Эпизод, о котором пойдет речь сейчас, настолько отвратителен, что я не знаю, стоит ли о нем упоминать, тем более что по этому поводу я располагаю только одним свидетельством — самой Фернанды. В сентябре 1887 года, то есть как раз той осенью, когда девушка не вернулась к положенному сроку в брюссельский пансион, а осталась в Сюарле, Фрейлейн, Фернанда и Жанна однажды вечером услышали, что в кабинете г-на Артура происходит грубая шумная ссора. Из-за закрытых дверей доносились невнятные возгласы и звуки ударов. Через несколько минут из отцовского кабинета вышел Гастон, который, ни слова не сказав, поднялся в свою комнату. Через неделю он умер от скоротечной горячки.
В таком изложении происшедшее кажется не только чудовищным, но и абсурдным. Не так часто случается, чтобы пятидесятишестилетний отец набросился с кулаками на двадцатидевятилетнего сына, и в эту жестокость тем более трудно поверить, если сын — блаженный. Какой проступок мог совершить дурачок Гастон? Правда, один врач напомнил мне, что умственно отсталые очень часто впадают в буйство; Артур мог не без резона пытаться обуздать сына, а нанесенный в раздражении неловкий удар способен причинить серьезное увечье, вызвать лихорадку и смерть. Легче всего было бы отбросить эту историю, посчитав ее выдумкой девочки, склонной к некоторой истерии, или хотя бы свести ее к тому, что отчаявшийся отец кричал на дурачка, осыпая его упреками, ведь разговаривая с умственно неполноценными, люди часто, сами того не замечая, начинают кричать, как в разговоре с глухими; может, г-н Артур дал сыну затрещину или хватил его кулаком, может, грохнуло упавшее кресло. Что до скоротечной горячки, то, похоже, в этой семье диагнозы всегда ставили весьма приблизительно: возможно, речь идет о брюшном тифе, который свирепствовал в начале той осени, а ссора оказалась простым совпадением, или что Фернанда без всяких на то оснований связала ее с кончиной Гастона, чтобы усилить драматизм происшедшего.

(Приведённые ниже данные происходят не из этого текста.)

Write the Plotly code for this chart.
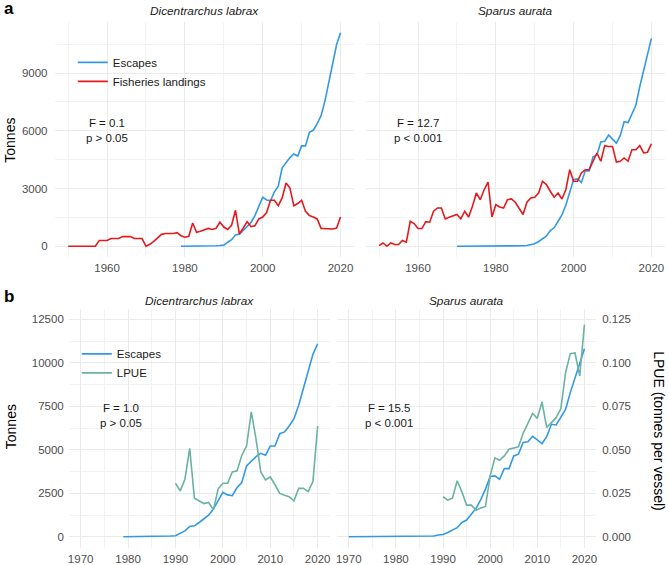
import plotly.graph_objects as go

# ==========================
# DATA
# ==========================

years_landings = list(range(1950, 2021))
years_escapes_labrax = list(range(1979, 2021))
years_escapes_aurata = list(range(1970, 2021))
years_lpue = list(range(1990, 2021))

landings_labrax = [
    0, 0, 0, 0, 0, 0, 0, 0, 300, 300,
    300, 400, 400, 400, 500, 500, 500, 400, 400, 400,
    0, 100, 250, 430, 620, 660, 660, 660, 710, 550,
    470, 520, 1210, 730, 780, 870, 930, 870, 930, 1250,
    1000, 870, 1090, 1870, 640, 950, 1280, 1020, 1070, 1420,
    1520, 1750, 2390, 2390, 2110, 2510, 3290, 3030, 2110, 2220,
    2390, 1820, 1600, 1520, 1420, 930, 920, 900, 900, 950,
    1520,
]

landings_aurata = [
    30, 170, 0, 170, 90, 90, 300, 210, 1300, 1180,
    920, 920, 1280, 1250, 1820, 1990, 1990, 1420, 1510, 1590,
    1650, 1420, 1820, 1520, 2080, 2770, 2420, 2940, 3340, 1520,
    2160, 2040, 1990, 2420, 2460, 2290, 1990, 1650, 2290, 2510,
    2550, 2770, 3380, 3210, 2860, 2550, 2770, 2460, 2940, 3980,
    3380, 3380, 3810, 3980, 3980, 4420, 4850, 4420, 5230, 5190,
    5190, 4380, 4420, 4590, 4420, 5020, 5020, 5230, 4850, 4890,
    5330,
]

escapes_labrax = [
    0, 0, 0, 0, 0, 5, 10, 15, 20, 30, 40,
    60, 210, 340, 590, 630, 820, 1010, 1240, 1590, 2070,
    2550, 2410, 2360, 2830, 3120, 4080, 4360, 4610, 4800, 4690,
    5220, 5220, 5930, 6030, 6370, 6790, 7560, 8570, 9530, 10490,
    11100,
]

escapes_aurata = [
    0, 0, 0, 0, 0, 0, 0, 0, 0, 0,
    0, 0, 0, 0, 5, 10, 15, 25, 40, 100,
    130, 250, 380, 520, 820, 960, 1300, 1630, 2130, 2740,
    3470, 3500, 3310, 3920, 3920, 4650, 4750, 5420, 5460, 5780,
    5570, 5360, 5760, 6470, 6430, 6850, 7330, 8290, 9090, 10010,
    10810,
]

lpue_labrax = [
    0.0308, 0.0264, 0.0331, 0.0509, 0.0222, 0.0207, 0.0191, 0.0197, 0.0155, 0.0274,
    0.0308, 0.0308, 0.0373, 0.0379, 0.0469, 0.0522, 0.0718, 0.0561, 0.0373, 0.0327,
    0.0344, 0.0299, 0.0249, 0.0239, 0.0230, 0.0207, 0.0278, 0.0278, 0.0260, 0.0318,
    0.0637,
]

lpue_aurata = [
    0.0230, 0.0211, 0.0222, 0.0322, 0.0258, 0.0182, 0.0182, 0.0153, 0.0165, 0.0174,
    0.0350, 0.0454, 0.0440, 0.0465, 0.0503, 0.0509, 0.0517, 0.0595, 0.0656, 0.0710,
    0.0681, 0.0775, 0.0628, 0.0656, 0.0685, 0.0737, 0.0944, 0.1053, 0.1057, 0.0925,
    0.1221,
]

species = ["Dicentrarchus labrax", "Sparus aurata"]
stats_a = ["F = 0.1<br>p > 0.05", "F = 12.7<br>p < 0.001"]
stats_b = ["F = 1.0<br>p > 0.05", "F = 15.5<br>p < 0.001"]
lpue_ticks = [0, 0.025, 0.05, 0.075, 0.1, 0.125]

# ==========================
# STYLE
# ==========================

W, H = 669, 565
BLUE = "#3399E6"
RED = "#E41A1C"
GREEN = "#69B3A2"
FONT = "Liberation Sans, Arial, sans-serif"
TICK = dict(family=FONT, size=11.5, color="#4D4D4D")


def px_x(a, b):
    return [a / W, b / W]


def px_y(top, bottom):
    return [1 - bottom / H, 1 - top / H]


fig = go.Figure()

# ==========================
# PANEL a
# ==========================

esc_years = [years_escapes_labrax, years_escapes_aurata]
esc_vals = [escapes_labrax, escapes_aurata]
land_vals = [landings_labrax, landings_aurata]

for i in range(2):
    xa = "x" if i == 0 else "x2"
    ya = "y" if i == 0 else "y2"
    fig.add_trace(go.Scatter(
        x=esc_years[i], y=esc_vals[i], mode="lines", name="Escapes",
        line=dict(color=BLUE, width=1.6), xaxis=xa, yaxis=ya,
        legend="legend", showlegend=(i == 0)))
    fig.add_trace(go.Scatter(
        x=years_landings, y=land_vals[i], mode="lines", name="Fisheries landings",
        line=dict(color=RED, width=1.6), xaxis=xa, yaxis=ya,
        legend="legend", showlegend=(i == 0)))

# ==========================
# PANEL b
# ==========================

lpue_vals = [lpue_labrax, lpue_aurata]

for i in range(2):
    xa = "x3" if i == 0 else "x4"
    ya = "y3" if i == 0 else "y4"
    ya2 = "y6" if i == 0 else "y5"
    fig.add_trace(go.Scatter(
        x=years_lpue, y=lpue_vals[i], mode="lines", name="LPUE",
        line=dict(color=GREEN, width=1.6), xaxis=xa, yaxis=ya2,
        legend="legend2", showlegend=(i == 0)))
    fig.add_trace(go.Scatter(
        x=esc_years[i], y=esc_vals[i], mode="lines", name="Escapes",
        line=dict(color=BLUE, width=1.6), xaxis=xa, yaxis=ya,
        legend="legend2", showlegend=(i == 0), legendrank=1))

# ==========================
# AXES
# ==========================

grid = dict(showgrid=True, gridcolor="#EBEBEB", gridwidth=1.1, zeroline=False,
            showline=False, ticks="", tickfont=TICK, tickformat="d")
minor = dict(showgrid=True, gridcolor="#F2F2F2", gridwidth=0.6)

xa_a = dict(grid, range=[1946.5, 2023.5], tick0=1960, dtick=20,
            minor=dict(minor, dtick=10, tick0=1950), ticklabelstandoff=3)
ya_a = dict(grid, range=[-555, 11655], tick0=0, dtick=3000,
            minor=dict(minor, dtick=1500, tick0=0), ticklabelstandoff=6)
xa_b = dict(grid, range=[1967.5, 2022.5], tick0=1970, dtick=10,
            minor=dict(minor, dtick=5, tick0=1965), ticklabelstandoff=3)
ya_b = dict(grid, range=[-625, 13125], tick0=0, dtick=2500,
            minor=dict(minor, dtick=1250, tick0=0), ticklabelstandoff=4)

lpue_range = [-625 / 100000, 13125 / 100000]

fig.update_layout(
    xaxis=dict(xa_a, domain=px_x(53.7, 354.2), anchor="y"),
    xaxis2=dict(xa_a, domain=px_x(365.6, 666), anchor="y2"),
    yaxis=dict(ya_a, domain=px_y(22.1, 257.4), anchor="x"),
    yaxis2=dict(ya_a, domain=px_y(22.1, 257.4), anchor="x2", showticklabels=False),
    xaxis3=dict(xa_b, domain=px_x(68, 329.5), anchor="y3"),
    xaxis4=dict(xa_b, domain=px_x(337, 597), anchor="y4"),
    yaxis3=dict(ya_b, domain=px_y(309.1, 548.6), anchor="x3"),
    yaxis4=dict(ya_b, domain=px_y(309.1, 548.6), anchor="x4", showticklabels=False),
    yaxis5=dict(range=lpue_range, overlaying="y4", anchor="x4", side="right",
                showgrid=False, zeroline=False, ticks="", tickvals=lpue_ticks,
                tickformat=".3f", tickfont=TICK, ticklabelstandoff=5),
    yaxis6=dict(range=lpue_range, overlaying="y3", anchor="x3", visible=False),
)

# ==========================
# TEXT
# ==========================

ann = []
dark = "#1A1A1A"
strip_x_a = [(53.7 + 354.2) / 2 / W, (365.6 + 666) / 2 / W]
strip_x_b = [(68 + 329.5) / 2 / W, (337 + 597) / 2 / W]
for i in range(2):
    ann.append(dict(text="<i>" + species[i] + "</i>", x=strip_x_a[i], y=1 - 11 / H,
                    xref="paper", yref="paper", showarrow=False,
                    xanchor="center", yanchor="middle",
                    font=dict(family=FONT, size=11.8, color=dark)))
    ann.append(dict(text="<i>" + species[i] + "</i>", x=strip_x_b[i], y=1 - 302 / H,
                    xref="paper", yref="paper", showarrow=False,
                    xanchor="center", yanchor="middle",
                    font=dict(family=FONT, size=11.8, color=dark)))
    ann.append(dict(text=stats_a[i], x=1960, y=6000,
                    xref="x" if i == 0 else "x2", yref="y" if i == 0 else "y2",
                    showarrow=False, align="center",
                    font=dict(family=FONT, size=11.5, color=dark)))
    ann.append(dict(text=stats_b[i], x=1978.5, y=7000,
                    xref="x3" if i == 0 else "x4", yref="y3" if i == 0 else "y4",
                    showarrow=False, align="center",
                    font=dict(family=FONT, size=11.5, color=dark)))

side = dict(xref="paper", yref="paper", showarrow=False,
            xanchor="center", yanchor="middle")
ann.append(dict(side, text="Tonnes", x=9 / W, y=1 - 140 / H, textangle=-90,
                font=dict(family=FONT, size=14, color="#000000")))
ann.append(dict(side, text="Tonnes", x=10 / W, y=1 - 427 / H, textangle=-90,
                font=dict(family=FONT, size=14, color="#000000")))
ann.append(dict(side, text="LPUE (tonnes per vessel)", x=660 / W, y=1 - 432 / H,
                textangle=90, font=dict(family=FONT, size=14, color="#000000")))
ann.append(dict(side, text="<b>a</b>", x=8 / W, y=1 - 9 / H,
                font=dict(family=FONT, size=17, color="#000000")))
ann.append(dict(side, text="<b>b</b>", x=8 / W, y=1 - 297 / H,
                font=dict(family=FONT, size=17, color="#000000")))

legend_style = dict(bgcolor="rgba(0,0,0,0)", borderwidth=0, xanchor="left",
                    yanchor="top", font=dict(family=FONT, size=11.5, color=dark),
                    tracegroupgap=0, traceorder="normal")

fig.update_layout(
    width=W, height=H,
    margin=dict(l=0, r=0, t=0, b=0),
    paper_bgcolor="white", plot_bgcolor="white",
    annotations=ann,
    legend=dict(legend_style, x=72 / W, y=1 - 48 / H),
    legend2=dict(legend_style, x=76 / W, y=1 - 340 / H),
    font=dict(family=FONT),
)

# page body has a default margin; drop it so the figure fills the window
fig.write_html("out.html", config={"displayModeBar": False},
               post_script="document.body.style.margin = '0';")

Но даже если этот эпизод от начала до конца выдуман, рассказ Фернанды интересен тем, что показывает, какого рода истории сочиняла она о своем отце или, вернее, против своего отца.
Из какой-то семейной стыдливости Фернанда, как уже было упомянуто, никогда не рассказывала мужу о неполноценности дурачка Гастона. Излагая эту историю, она говорила, что несчастному было лет двенадцать-тринадцать, а это в конечном счете приближало его к тому уровню умственного развития, какой был у него на самом деле. Странно, что Мишель не заметил неправдоподобия такого рассказа: поскольку после рождения Фернанды Матильда прожила только год, у той не могло быть брата моложе ее на два-три года. Но, конечно, Мишеля меньше всего волновала точная дата смерти его тещи.
Я подробно описала Фернанду. Пожалуй, настало время описать и моего деда, каким он был в эти годы. На снимке, сделанном немного ранее, где ему около сорока, бывший денди толст и несколько рыхл, на другом г-ну де К. де М. лет пятьдесят, и он вновь обрел свой былой стиль. Над густыми волосами, обрамляющими лоб с залысинами, несомненно потрудился парикмахер. Тугая эспаньолка, скрывая нижнюю губу и подбородок, не позволяет судить о выражении рта. Взгляд за стеклами лорнета хитрый и даже плутоватый. Нетрудно представить себе, как этот господин, жуя сигару, рассказывает забавный анекдот, как он старается провести фермера или нотариуса или взвешивает только что подстреленную им молодую куропатку. Я даже могу вообразить, как он бьет тарелки в отдельном кабинете, хотя, судя по тому, что я о нем знаю, в его жизни, по крайней мере после того, как он женился, отдельных кабинетов и возможностей бить посуду было мало. Я не решусь сказать, что такому образу дано пробудить во мне голос крови, но все же это и не тот человек, который способен жестоко избить калеку.